Saturday, December 9, 2017

Riding with Howard Kunik, Part 2

The history tour with City Manager Howard Kunik sometimes felt like a cyclists' version of limbo as I wondered, "How slow can I go?" (The answer is about 3.8 mph without putting a foot down for fear of tipping over.) But everyone arrived safely at each stop on the tour, which was the priority.

Detail from "Our First Firehouse" -- and a  reminder
not to let someone photograph you from below. 
Our tour resumes at Punta Gorda Fire Station #1, where the department's history is on display in a two-paneled mural that stretches across the walls of the bay. "Our First Firehouse" memorializes not only the department's first building but each iteration of firefighting gear and technology, from the rudimentary bucket brigade to the fully-protected covering of modern day firefighters. (The full "outfit"--with air packs--weighs in at 70 pounds.)
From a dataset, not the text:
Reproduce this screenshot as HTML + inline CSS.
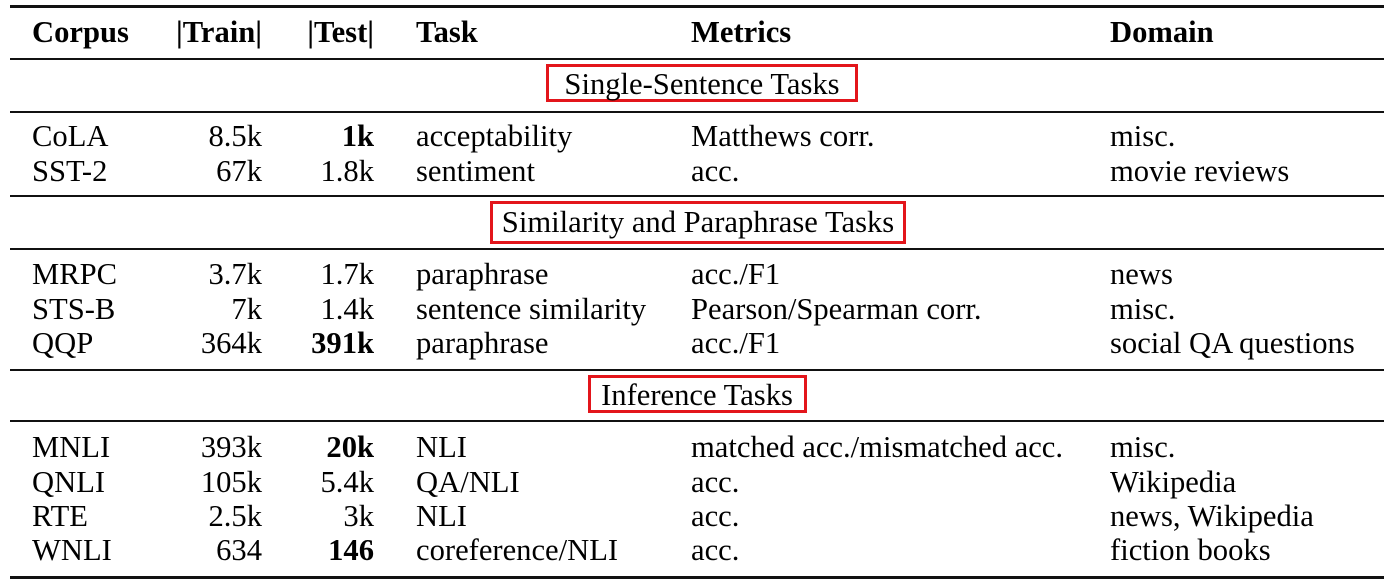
<!DOCTYPE html>
<html><head><meta charset="utf-8"><style>
body{margin:0;background:#fff;width:1394px;height:582px;position:relative;overflow:hidden;font-family:"Liberation Serif",serif;color:#000}
.t{position:absolute;font-size:30.6px;line-height:34px;white-space:nowrap}
.b{font-weight:bold}
.ctr{transform:translateX(-50%)}
.rule{position:absolute;left:10px;width:1374px;background:#111}
.box{position:absolute;border:3px solid #e3151b;box-sizing:border-box}
</style></head><body>
<div class="rule" style="top:5px;height:3px"></div>
<div class="rule" style="top:58px;height:2px"></div>
<div class="rule" style="top:111px;height:2px"></div>
<div class="rule" style="top:195px;height:2px"></div>
<div class="rule" style="top:248px;height:2px"></div>
<div class="rule" style="top:369px;height:2px"></div>
<div class="rule" style="top:420px;height:2px"></div>
<div class="rule" style="top:576px;height:3px"></div>

<div class="box" style="left:546px;top:64px;width:312px;height:38px"></div>
<div class="box" style="left:490px;top:201px;width:416px;height:43px"></div>
<div class="box" style="left:588px;top:375px;width:219px;height:38px"></div>

<div id="c"></div>
<script>
const rows=[
 ["CoLA","8.5k","1k",1,"acceptability","Matthews corr.","misc.",135],
 ["SST-2","67k","1.8k",0,"sentiment","acc.","movie reviews",170],
 ["MRPC","3.7k","1.7k",0,"paraphrase","acc./F1","news",273],
 ["STS-B","7k","1.4k",0,"sentence similarity","Pearson/Spearman corr.","misc.",308],
 ["QQP","364k","391k",1,"paraphrase","acc./F1","social QA questions",342],
 ["MNLI","393k","20k",1,"NLI","matched acc./mismatched acc.","misc.",446],
 ["QNLI","105k","5.4k",0,"QA/NLI","acc.","Wikipedia",481],
 ["RTE","2.5k","3k",0,"NLI","acc.","news, Wikipedia",515],
 ["WNLI","634","146",1,"coreference/NLI","acc.","fiction books",549]];
const c=document.getElementById('c');
function add(txt,cy,left,right,cls,name){
 const d=document.createElement('div');
 d.className='t '+(cls||'');
 d.textContent=txt;
 d.style.top=(cy-16)+'px';
 if(right!=null){d.style.right=(1394-right)+'px';}else{d.style.left=left+'px';}
 
 
 c.appendChild(d);
}
add("Corpus",31,32,null,"b","header-corpus");
add("|Train|",31,null,262,"b","header-train");
add("|Test|",31,null,374,"b","header-test");
add("Task",31,416,null,"b","header-task");
add("Metrics",31,691,null,"b","header-metrics");
add("Domain",31,1110,null,"b","header-domain");
add("Single-Sentence Tasks",83,702,null,"ctr","section-single-sentence");
add("Similarity and Paraphrase Tasks",221,698,null,"ctr","section-similarity");
add("Inference Tasks",394,697,null,"ctr","section-inference");
rows.forEach(r=>{
 const y=r[7];
 add(r[0],y,32,null,"","corpus-cell");
 add(r[1],y,null,262,"","train-cell");
 add(r[2],y,null,374,r[3]?"b":"","test-cell");
 add(r[4],y,416,null,"","task-cell");
 add(r[5],y,691,null,"","metrics-cell");
 add(r[6],y,1110,null,"","domain-cell");
});
</script>
</body></html>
My favorite thing about the mural is that it's used as a teaching tool for the 600+ school kids who tour the fire house each year. I love that they've put together a search list of items for kids of all ages to find in the mural, from an axe to two ladybugs to a burnt matchstick to artist Skip Dyrda's signature red strings. I also appreciate the two helmets with identification numbers of firefighters who died on 9/11.

PG resident Charles Philip Bailey, 
a Tuskegee airman
From there we were on to The Blanchard House Museum of African-American History and Culture of Charlotte County. (That's a mouthful! Not surprisingly, the museum is known simply as Blanchard House.) Scot Shively was onsite to tell us about Blanchard House and its history.

Blanchard House was founded in 2004 by Bernice Russell. It's a fitting part of Punta Gorda's history, and not only because four African-American landowners were signatories to our town's certificate of incorporation. The home in which the museum is located was moved to its current location from 1482 feet away to revitalize the street. The cost: $26,000. For the numbers people among us, Shively noted the cost translated into $300/minute or $17.88 per foot.

Blanchard House was named for Joseph Blanchard, an African-American born in 1862 in St. Augustine. Although Florida was a slave state, St. Augustine was part of the Union, so Blanchard was born a free man. His first wife was Caucasian, nothing too unusual in the Spanish town. By the time he came to Punta Gorda to make his living as an oyster fisherman, Blanchard was on wife No. 4, a mail order bride named Minnie.

Each year the Blanchard House mounts an exhibit about African-American history. This year the theme is The Great Migration, and I'm really looking forward to taking it in.

Local author Libby Schaeffer
shared the Ice House's history
The last building on the tour was the Ice House, now known as a great place for darts and burgers. But in the day, 15 tons of ice were made there daily. Before the Ice House, local catch was salted and dried and sent to Cuba. Once the fish could be kept cold, it was marketed to northern destinations as well.

Libby Schaeffer was onsite to share some tidbits from the interview she did with Edna Smith Poppell for her book "The Ladies of Punta Gorda." Poppell is the daughter of Sherrod Smith, known as the "Smiling Iceman." Smith delivered ice to local businesses and residents. But don't envision bags of ice like the ones you pick up at the 7-11. Instead, Smith hauled 50 pound cubes of ice on his back from the Ice House to his truck to their final destination. He earned his nickname from his constantly pleasant demeanor.

Our final stop was the future home of the new mural. As Kelly Gaylord, President of the Historic Mural Society said, "It's not quite the shape of wall we're used to working with." The mural will wrap around the recently widened underpass near the Convention Center. But its not the wrap aspect that's challenging, it's the slant. (You really have to see it to understand the challenge.)

Rendering of marine life mural by Skip Dyrda
When Kelly brought mural artist Skip Dyrda to take a look at the site, he stood for a long time gazing at the 76' long wall. Finally, he said, "I see portholes." And so the mural-to-be will feature portholes through which viewers can see local marine life past and present. It's going to be interesting.

First, however, fundraising has to completed for the $35K project. This will give Dyrda plenty of time to finish "The Ladies Remembered" mural he just started on the Bayside Eye Center building at the corner of Olympia and Tamiami Trail. He will be at work on the mural for the next three months or so. Stop by and say hello!